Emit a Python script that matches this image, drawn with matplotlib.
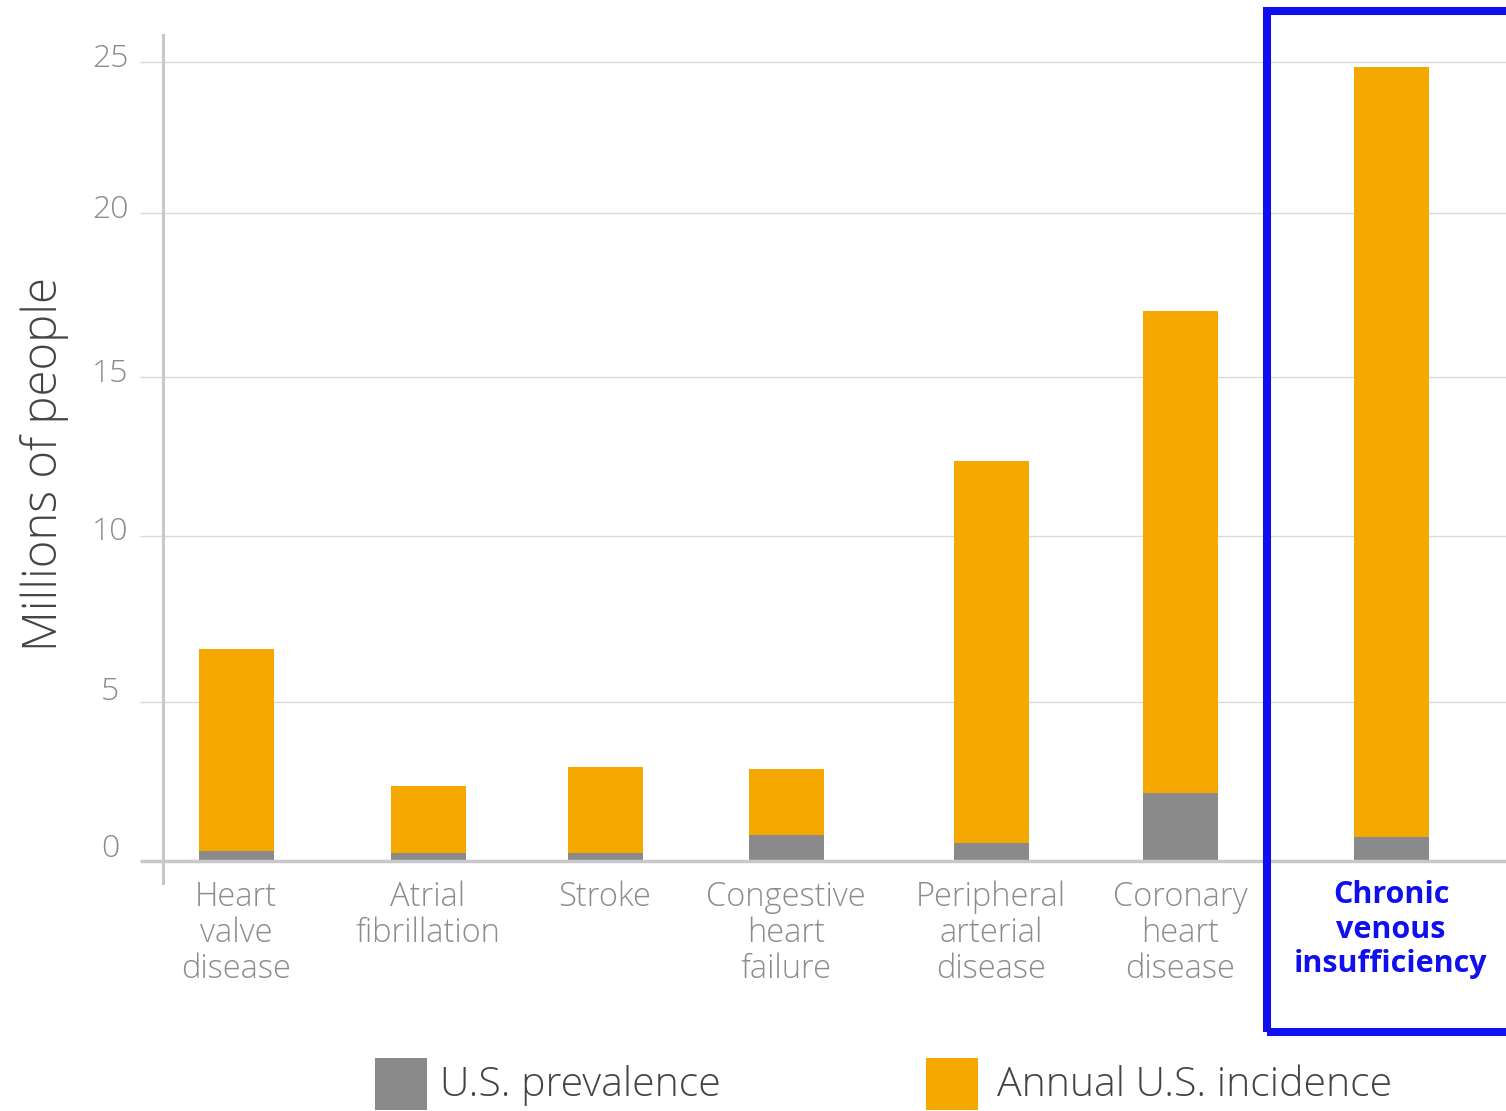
import numpy as np
import matplotlib
matplotlib.use("Agg")
from matplotlib import pyplot as plt
from matplotlib.patches import Rectangle
from matplotlib.transforms import ScaledTranslation

# data (millions of people)
categories = ["Heart\nvalve\ndisease", "Atrial\nfibrillation", "Stroke",
              "Congestive\nheart\nfailure", "Peripheral\narterial\ndisease",
              "Coronary\nheart\ndisease", "Chronic\nvenous\ninsufficiency"]
prevalence = [0.31, 0.25, 0.25, 0.82, 0.57, 2.14, 0.75]
incidence_total = [6.6, 2.36, 2.96, 2.89, 12.36, 17.0, 24.83]
incidence = [t - p for t, p in zip(incidence_total, prevalence)]
yticks = [0, 5, 10, 15, 20, 25]

# layout: the original's gridlines are not evenly spaced, so the y scale
# follows them piecewise (value -> pixel row)
W, H = 1506, 1111
knot_val = np.array([-1.0, 0, 5, 10, 15, 20, 25, 26])
knot_px = np.array([892.8, 861, 702, 536, 377, 213, 62, 31.8])
xpos = [236, 428, 605, 786, 991, 1180, 1391]
bar_w = 75


def fwd(v):
    return -np.interp(v, knot_val, knot_px)


def inv(t):
    return np.interp(-t, knot_px[::-1], knot_val[::-1])


GRAY = "#8a8a8a"
ORANGE = "#f5a800"
BLUE = "#1010ee"
TXT = "#8c8c8c"
LINE = "#c8c8c8"

plt.rcParams["font.family"] = ["Open Sans", "DejaVu Sans"]

fig = plt.figure(figsize=(W / 100, H / 100), dpi=100)
top_px, bot_px = 35, 883
ax = fig.add_axes([163 / W, 1 - bot_px / H, 1 - 163 / W, (bot_px - top_px) / H])
ax.set_yscale("function", functions=(fwd, inv))
ax.set_xlim(163, W)
ax.set_ylim(inv(-bot_px), inv(-top_px))

ax.bar(xpos, prevalence, width=bar_w, color=GRAY, zorder=3)
ax.bar(xpos, incidence, width=bar_w, bottom=prevalence, color=ORANGE, zorder=3)

# grid, zero line
ax.hlines(yticks[1:], 140, W, color="#d9d9d9", lw=1, clip_on=False, zorder=1)
ax.hlines(0, 140, W, color=LINE, lw=2.5, clip_on=False, zorder=4)

for s in ["top", "right", "bottom"]:
    ax.spines[s].set_visible(False)
ax.spines["left"].set_color(LINE)
ax.spines["left"].set_linewidth(2.2)

ax.set_yticks(yticks)
ax.yaxis.set_minor_locator(matplotlib.ticker.NullLocator())
ax.yaxis.set_major_formatter(matplotlib.ticker.FormatStrFormatter("%d"))
ax.tick_params(axis="y", length=0, pad=38, labelsize=23, labelcolor=TXT)
for lab, dy in zip(ax.get_yticklabels(), [16, 14, 8, 7, 7, 7]):
    lab.set_fontweight("light")
    lab.set_horizontalalignment("center")
    lab.set_transform(lab.get_transform() + ScaledTranslation(0, dy / 100, fig.dpi_scale_trans))

ax.set_xticks(xpos)
ax.set_xticklabels(categories, fontsize=23.5, color=TXT, linespacing=1.1,
                   fontweight="light")
ax.tick_params(axis="x", length=0, pad=-2)
last = ax.get_xticklabels()[-1]
last.set_color(BLUE)
last.set_fontweight("bold")
last.set_fontsize(22)
last.set_linespacing(1.2)

fig.text(45 / W, 1 - 464 / H, "Millions of people", rotation=90,
         ha="center", va="center", fontsize=34, color="#444444",
         fontweight="light")

# highlight box
fig.add_artist(Rectangle((1267 / W, 1 - 1032 / H), 400 / W, 1021 / H,
                         transform=fig.transFigure, fill=False,
                         edgecolor=BLUE, lw=5.8))

# legend
for x0, col, label, tx in [(375, GRAY, "U.S. prevalence", 440),
                           (926, ORANGE, "Annual U.S. incidence", 997)]:
    fig.add_artist(Rectangle((x0 / W, 1 - 1110 / H), 52 / W, 52 / H,
                             transform=fig.transFigure, color=col, lw=0))
    fig.text(tx / W, 1 - 1085 / H, label, ha="left", va="center",
             fontsize=29.5, color="#444444", fontweight="light")

plt.savefig("out.png", dpi=100)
★ ★ ★ ★ ★
**REQUIREMENT:** Return the material exactly as given, apart from the pictures.

**FINAL RESULT:**
Emit a Python script that matches this image, drawn with matplotlib.
import numpy as np
import matplotlib
matplotlib.use("Agg")
from matplotlib import pyplot as plt
from matplotlib.patches import Rectangle
from matplotlib.transforms import ScaledTranslation

# data (millions of people)
categories = ["Heart\nvalve\ndisease", "Atrial\nfibrillation", "Stroke",
              "Congestive\nheart\nfailure", "Peripheral\narterial\ndisease",
              "Coronary\nheart\ndisease", "Chronic\nvenous\ninsufficiency"]
prevalence = [0.31, 0.25, 0.25, 0.82, 0.57, 2.14, 0.75]
incidence_total = [6.6, 2.36, 2.96, 2.89, 12.36, 17.0, 24.83]
incidence = [t - p for t, p in zip(incidence_total, prevalence)]
yticks = [0, 5, 10, 15, 20, 25]

# layout: the original's gridlines are not evenly spaced, so the y scale
# follows them piecewise (value -> pixel row)
W, H = 1506, 1111
knot_val = np.array([-1.0, 0, 5, 10, 15, 20, 25, 26])
knot_px = np.array([892.8, 861, 702, 536, 377, 213, 62, 31.8])
xpos = [236, 428, 605, 786, 991, 1180, 1391]
bar_w = 75


def fwd(v):
    return -np.interp(v, knot_val, knot_px)


def inv(t):
    return np.interp(-t, knot_px[::-1], knot_val[::-1])


GRAY = "#8a8a8a"
ORANGE = "#f5a800"
BLUE = "#1010ee"
TXT = "#8c8c8c"
LINE = "#c8c8c8"

plt.rcParams["font.family"] = ["Open Sans", "DejaVu Sans"]

fig = plt.figure(figsize=(W / 100, H / 100), dpi=100)
top_px, bot_px = 35, 883
ax = fig.add_axes([163 / W, 1 - bot_px / H, 1 - 163 / W, (bot_px - top_px) / H])
ax.set_yscale("function", functions=(fwd, inv))
ax.set_xlim(163, W)
ax.set_ylim(inv(-bot_px), inv(-top_px))

ax.bar(xpos, prevalence, width=bar_w, color=GRAY, zorder=3)
ax.bar(xpos, incidence, width=bar_w, bottom=prevalence, color=ORANGE, zorder=3)

# grid, zero line
ax.hlines(yticks[1:], 140, W, color="#d9d9d9", lw=1, clip_on=False, zorder=1)
ax.hlines(0, 140, W, color=LINE, lw=2.5, clip_on=False, zorder=4)

for s in ["top", "right", "bottom"]:
    ax.spines[s].set_visible(False)
ax.spines["left"].set_color(LINE)
ax.spines["left"].set_linewidth(2.2)

ax.set_yticks(yticks)
ax.yaxis.set_minor_locator(matplotlib.ticker.NullLocator())
ax.yaxis.set_major_formatter(matplotlib.ticker.FormatStrFormatter("%d"))
ax.tick_params(axis="y", length=0, pad=38, labelsize=23, labelcolor=TXT)
for lab, dy in zip(ax.get_yticklabels(), [16, 14, 8, 7, 7, 7]):
    lab.set_fontweight("light")
    lab.set_horizontalalignment("center")
    lab.set_transform(lab.get_transform() + ScaledTranslation(0, dy / 100, fig.dpi_scale_trans))

ax.set_xticks(xpos)
ax.set_xticklabels(categories, fontsize=23.5, color=TXT, linespacing=1.1,
                   fontweight="light")
ax.tick_params(axis="x", length=0, pad=-2)
last = ax.get_xticklabels()[-1]
last.set_color(BLUE)
last.set_fontweight("bold")
last.set_fontsize(22)
last.set_linespacing(1.2)

fig.text(45 / W, 1 - 464 / H, "Millions of people", rotation=90,
         ha="center", va="center", fontsize=34, color="#444444",
         fontweight="light")

# highlight box
fig.add_artist(Rectangle((1267 / W, 1 - 1032 / H), 400 / W, 1021 / H,
                         transform=fig.transFigure, fill=False,
                         edgecolor=BLUE, lw=5.8))

# legend
for x0, col, label, tx in [(375, GRAY, "U.S. prevalence", 440),
                           (926, ORANGE, "Annual U.S. incidence", 997)]:
    fig.add_artist(Rectangle((x0 / W, 1 - 1110 / H), 52 / W, 52 / H,
                             transform=fig.transFigure, color=col, lw=0))
    fig.text(tx / W, 1 - 1085 / H, label, ha="left", va="center",
             fontsize=29.5, color="#444444", fontweight="light")

plt.savefig("out.png", dpi=100)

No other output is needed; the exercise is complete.